By Marcus Leach

Prime Minister David Cameron, speaking at the Conservative Party’s spring conference in Cardiff, has vowed to tackle those bureaucrats in government departments who are making “life impossible for small firms.”

With the budget looming large on the horizon, followed by the Assembly elections in early May, Mr Cameron took the chance to get behind the roofers, retailers and small businesses of Britain to get the country moving again. It is the success of these sectors that he sees as the countries only hope of a return to growth, which will explain his quest to make life easier for them.

Mr Cameron stressed that the government would be looking to tackle the bureaucrats in government departments who are hindering the development of small business throughout the country. In a rousing speech, that brought back memories of Margaret Thatcher in the 1980s, Mr Cameron promised to take on the enemies of enterprise.

“I can announce that we are taking on the enemies of enterprise,” said Mr Cameron.

“The bureaucrats in government departments who concoct those ridiculous rules and regulations that make life impossible for small firms.

“The town hall officials who take forever to make those planning decisions that can be make or break for a business - and the investment and jobs that go with it.

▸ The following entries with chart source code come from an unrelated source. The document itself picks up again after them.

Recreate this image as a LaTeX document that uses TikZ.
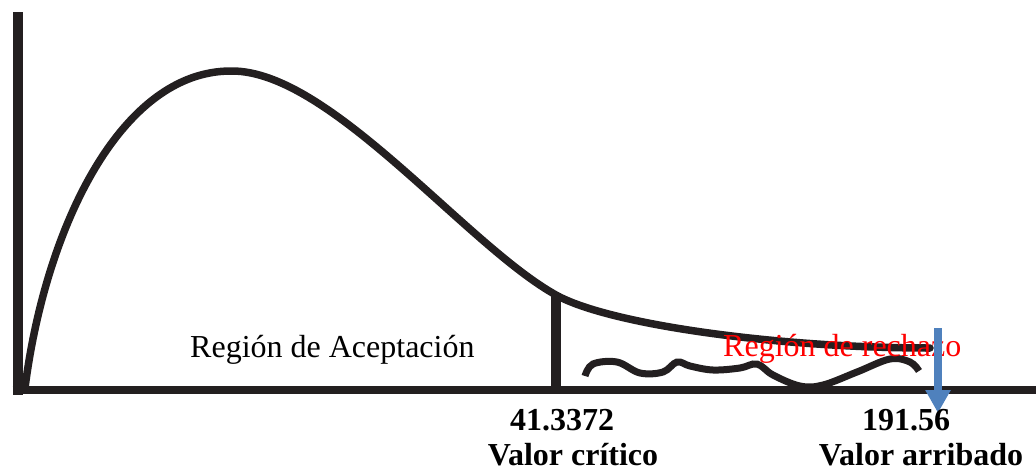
\documentclass[tikz,border=0pt]{standalone}
\usepackage{fontspec}
\setmainfont{Liberation Serif}
\usetikzlibrary{arrows.meta}
\definecolor{ink}{HTML}{231F20}
\definecolor{arrowblue}{HTML}{4F81BD}
\begin{document}
\begin{tikzpicture}[x=1pt,y=-1pt,
  axisline/.style={draw=ink,line width=10pt},
  curveline/.style={draw=ink,line width=7.5pt,line cap=round},
  lbl/.style={inner sep=0pt,font=\fontsize{32}{38}\selectfont},
  blbl/.style={inner sep=0pt,font=\fontsize{32}{38}\selectfont\bfseries}]
\useasboundingbox (0,0) rectangle (1036,472);
% axes
\coordinate (top) at (17.5,12);
\coordinate (orig) at (17.5,390);
\coordinate (xend) at (1036,390);
\draw[axisline] (top) -- (17.5,395);
\draw[draw=ink,line width=8pt] (12.5,390) -- (xend);
% density curve
\coordinate (c0) at (25,388);
\coordinate (peak) at (232,71);
\coordinate (cc) at (556,295);
\coordinate (tail) at (930,348);
\draw[curveline] (c0) .. controls (45,230) and (120,70) .. (peak)
  .. controls (330,71) and (466,245) .. (cc)
  .. controls (610,325) and (780,348) .. (tail);
% critical value line
\coordinate (crit) at (556,390);
\coordinate (critTop) at (556,293);
\draw[draw=ink,line width=10pt] (crit) -- (critTop);
% wavy line
\draw[draw=ink,line width=7pt] plot[smooth,tension=0.6] coordinates {
 (585,376) (593,364) (617,362) (640,373) (663,372) (677,362) (690,366)
 (713,370) (740,368) (757,364) (773,375) (800,386) (823,385) (857,372)
 (890,359) (910,362) (919,371)};
% labels
\node[lbl,anchor=base west] (acc) at (190,357) {Región de Aceptación};
\node[lbl,anchor=base west,text=red] (rej) at (723,356) {Región de rechazo};
% arrow
\coordinate (arrS) at (938,328);
\coordinate (arrE) at (938,413);
\draw[draw=arrowblue,line width=8pt,-{Triangle[width=24pt,length=23pt]},fill=arrowblue] (arrS) -- (arrE);
\node[blbl,anchor=base] (cv) at (562,430) {41.3372};
\node[blbl,anchor=base] (cvt) at (573,465) {Valor crítico};
\node[blbl,anchor=base] (av) at (906,430) {191.56};
\node[blbl,anchor=base] (avt) at (921,465) {Valor arribado};
\end{tikzpicture}
\end{document}
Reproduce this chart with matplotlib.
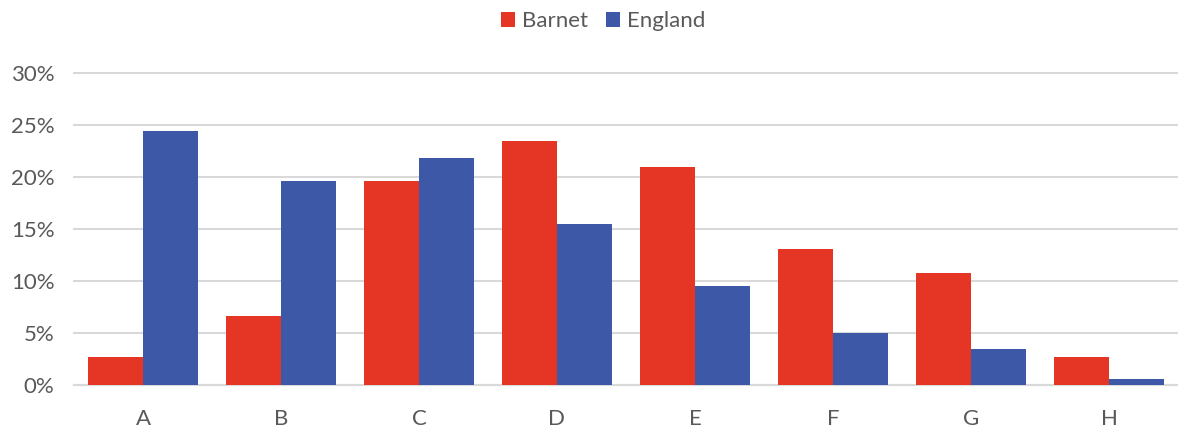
import matplotlib.pyplot as plt
import numpy as np
from matplotlib.ticker import PercentFormatter

categories = ['A', 'B', 'C', 'D', 'E', 'F', 'G', 'H']
barnet = [2.7, 6.6, 19.6, 23.5, 21.0, 13.1, 10.8, 2.7]
england = [24.4, 19.6, 21.8, 15.5, 9.5, 5.0, 3.5, 0.6]
yticks = [0, 5, 10, 15, 20, 25, 30]

red = '#E53524'
blue = '#3C58A6'
text_grey = '#595959'
grid_grey = '#D9D9D9'

plt.rcParams['font.family'] = ['Lato', 'DejaVu Sans']

fig = plt.figure(figsize=(11.78, 4.28), dpi=100)
ax = fig.add_axes([74 / 1178, 1 - 385 / 428, 1 - 74 / 1178, 312 / 428])

x = np.arange(len(categories))
w = 0.4
ax.bar(x - w / 2, barnet, w, color=red, label='Barnet', zorder=3)
ax.bar(x + w / 2, england, w, color=blue, label='England', zorder=3)

ax.set_xlim(-0.5, len(categories) - 0.5)
ax.set_ylim(0, 30)
ax.set_yticks(yticks)
ax.yaxis.set_major_formatter(PercentFormatter(decimals=0))
ax.set_xticks(x)
ax.set_xticklabels(categories)

ax.grid(axis='y', color=grid_grey, linewidth=1.5, zorder=0)
for s in ['top', 'right', 'left']:
    ax.spines[s].set_visible(False)
ax.spines['bottom'].set_color(grid_grey)
ax.spines['bottom'].set_linewidth(1.5)
for line in ax.get_ygridlines():
    line.set_clip_on(False)

ax.tick_params(axis='both', length=0, labelsize=16, labelcolor=text_grey)
ax.tick_params(axis='y', pad=14)
ax.tick_params(axis='x', pad=17.5)

fig.legend(loc='center', bbox_to_anchor=(0.5 + 14 / 1178, 1 - 21 / 428), ncol=2, frameon=False,
           fontsize=16, labelcolor=text_grey, handlelength=0.65, handleheight=0.65,
           handletextpad=0.3, columnspacing=0.8)

fig.savefig('out.png', dpi=100)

“The public sector managers who think that the answer to everything is a big contract with a big business and who shut out millions of Britain’s small and medium sized companies from a massive potential market.”

As interest rates remain at a record low, and with the government funds equally low, Cameron has aligned himself with the “go-getters” of the country.

“There’s only one strategy for growth we can have now and that is rolling up our sleeves and doing everything possible to make it easier for businesses to grow, to invest, to take on people.

“Back small firms. Boost enterprise. Be on the side of everyone in this country who wants to create jobs, and wealth and opportunity.”

The challenge now is for Mr Cameron to follow through on these promises, and not leave them as empty words, a point highlighted by director general of the British Chambers of Commerce, David Frost.

“It is good to have the Prime Minister talking about the vital role that enterprise plays, but it has to be backed up by some really hard action,” Frost said.